What the exercise asks:
Please, without the pictures, retype exactly the lines from the start of the material through the line that holds "120, 140, 160];".
══ Supplied material
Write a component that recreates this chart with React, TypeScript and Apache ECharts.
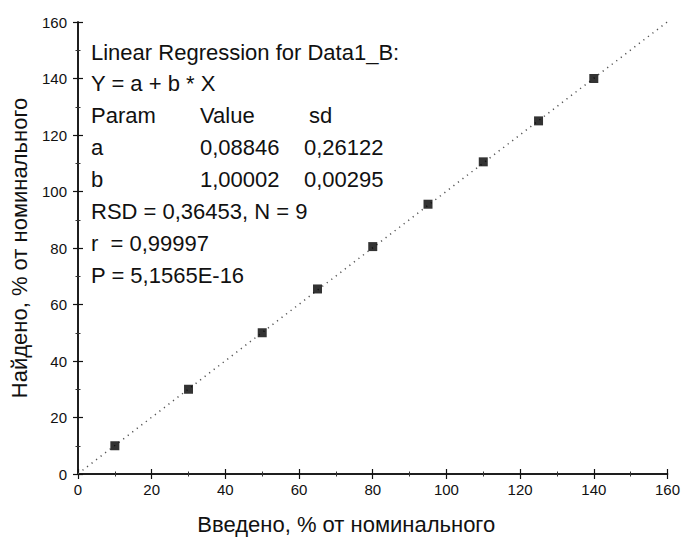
import React, { useEffect, useRef } from "react";
import * as echarts from "echarts";

const introduced = [10, 30, 50, 65, 80, 95, 110, 125, 140];
const found = [10, 30, 50, 65.5, 80.5, 95.5, 110.5, 125, 140];
const regX = [0, 160];
const regY = [0.09, 160.09];
const tickValues = [0, 20, 40, 60, 80, 100, 120, 140, 160];

const annotationRows: string[][] = [
  ["Linear Regression for Data1_B:"],
  ["Y = a + b * X"],
  ["Param", "Value", "sd"],
  ["a", "0,08846", "0,26122"],
  ["b", "1,00002", "0,00295"],
  ["RSD = 0,36453, N = 9"],
  ["r  = 0,99997"],
  ["P = 5,1565E-16"],
];

const FONT = "'Liberation Sans', Arial, sans-serif";

export default function App() {
  const ref = useRef<HTMLDivElement>(null);
  useEffect(() => {
    if (!ref.current) return;
    const chart = echarts.init(ref.current, undefined, { renderer: "svg" });
    const colX = [91, 200, 304];
    const headerX = [91, 200, 309];
    const graphics: any[] = [];
    annotationRows.forEach((row, i) => {
      row.forEach((t, j) => {
        graphics.push({
          type: "text",
          x: i === 2 ? headerX[j] : colX[j],
          y: 52 + i * 31.9,
          style: {
            text: t,
            font: `22px ${FONT}`,
            fill: "#111",
            textVerticalAlign: "middle",
            verticalAlign: "middle",
          },
        });
      });
    });
    const axisCommon = {
      type: "value",
      min: 0,
      max: 160,
      interval: 20,
      axisLine: { show: true, lineStyle: { color: "#111", width: 1.5 } },
      axisTick: { show: true, inside: true, length: 5, lineStyle: { color: "#111", width: 1.2 } },
      minorTick: { show: true, splitNumber: 2, length: 2.5, lineStyle: { color: "#333", width: 1 } },
      splitLine: { show: false },
    };
    chart.setOption({
      animation: false,
      backgroundColor: "#fff",
      grid: { left: 77, top: 22, right: 12, bottom: 65, containLabel: false },
      xAxis: [
        {
          ...axisCommon,
          position: "bottom",
          name: "Введено, % от номинального",
          nameLocation: "middle",
          nameGap: 39,
          nameTextStyle: { fontFamily: FONT, fontSize: 22, color: "#111", padding: [0, 53, 0, 0] },
          axisLabel: {
            fontFamily: FONT,
            fontSize: 15,
            color: "#111",
            margin: 8,
            formatter: (v: number) => (tickValues.includes(v) ? String(v) : ""),
          },
        },
        { ...axisCommon, position: "top", axisLabel: { show: false } },
      ],
      yAxis: [
        {
          ...axisCommon,
          position: "left",
          name: "Найдено, % от номинального",
          nameLocation: "middle",
          nameGap: 48,
          nameTextStyle: { fontFamily: FONT, fontSize: 22, color: "#111" },
          axisLabel: { fontFamily: FONT, fontSize: 15, color: "#111", margin: 11 },
        },
        { ...axisCommon, position: "right", axisLabel: { show: false } },
      ],
      series: [
        {
          type: "line",
          data: regX.map((x, i) => [x, regY[i]]),
          showSymbol: false,
          symbol: "none",
          lineStyle: { color: "#555", width: 1.5, type: [1.2, 4.5] },
          clip: true,
          z: 1,
        },
        {
          type: "scatter",
          data: introduced.map((x, i) => [x, found[i]]),
          symbol: "rect",
          symbolSize: 9,
          itemStyle: { color: "#000" },
          z: 3,
        },
      ],
      graphic: graphics,
    });
    return () => chart.dispose();
  }, []);
  return (
    <div
      ref={ref}
      style={{ position: "fixed", left: 0, top: 0, width: 683, height: 540, background: "#fff" }}
    />
  );
}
════
Exercise result:
Write a component that recreates this chart with React, TypeScript and Apache ECharts.
import React, { useEffect, useRef } from "react";
import * as echarts from "echarts";

const introduced = [10, 30, 50, 65, 80, 95, 110, 125, 140];
const found = [10, 30, 50, 65.5, 80.5, 95.5, 110.5, 125, 140];
const regX = [0, 160];
const regY = [0.09, 160.09];
const tickValues = [0, 20, 40, 60, 80, 100, 120, 140, 160];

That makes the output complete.